The final concert of the Auckland Philharmonia Orchestra's Premier Series for 2018 focused on the vocal and orchestral music of Schubert and Mahler. German baritone Thomas E. Bauer joined the orchestra and its musical director Giordano Bellincampi in taking on an intriguing programme featuring a well-established song-cycle of Mahler and some relative rarities in the forms of an early Schubert symphony, Schubert Lieder orchestrated by other composers and Mahler's Totenfeier.
This concert gave the audience a rare chance to encounter Schubert's early Symphony no. 3 in D major, written shortly before his 18th birthday. This is an almost overwhelmingly sunny work and Bellincampi emphasised this amiability almost exclusively in his charming approach to the work. The initial figurations of the first movement suggested something of a Sturm und Drang work but it soon opened up into a charmingly rendered lyrical theme. Much spirited interplay took place between the solo woodwinds with particularly pretty clarinet playing. The following Allegretto came across too as very genial and polite. A little more earthiness was to be found in the strong opening figurations of the Menuetto and the ensuing Trio was lightly and elegantly played. Finally, the orchestra tackled the whirling, rambunctious final Presto with impressive aplomb and an almost Rossinian panache. There was a beautiful clarity of texture but despite the impressive playing, there was little in internal contrast in this work, probably Schubert's fault more than this particular performance's.

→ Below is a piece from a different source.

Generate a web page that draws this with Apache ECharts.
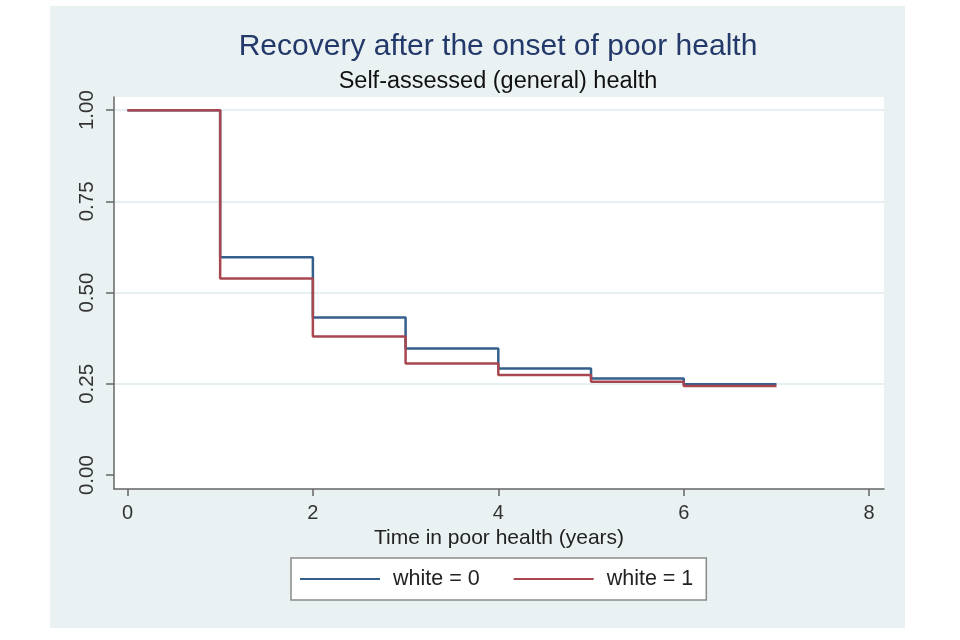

The orchestra applied similarly translucent textures to the Mahler song-cycle Lieder eines fahren Gesellen (Songs of a Wayfarer). Here they were joined by Bauer's compact but rich baritone. These were searing interpretations with an intense and emotionally immediate connection to the grief-filled texts. Even in the second song, ostensibly the happiest of the four, it was clear that happiness was a remembrance through the lens of current suffering. The birds chirped merrily and the sun shone brightly through a conspicuously lighter tone-colour than elsewhere yet it was not surprising when the conclusion was that his love could never bloom again. The third song, Ich hab' ein glühend Messer was the most anguished and here Bauer was wide-ranging in his despair, the sheer agony biting on his words "O weh! Das schneid't so tief". The crushing misery of his death-wish in the final stanzas of the last song was almost unbearable. Bauer's vocal effects were often extreme, from a disembodied pianissimo (verging on falsetto) to sudden lurches in volume in the third song. But all these effects were in perfect service of the music and text and never felt excessive. He also handled the extreme lows of the initial song without the voice turning gravelly.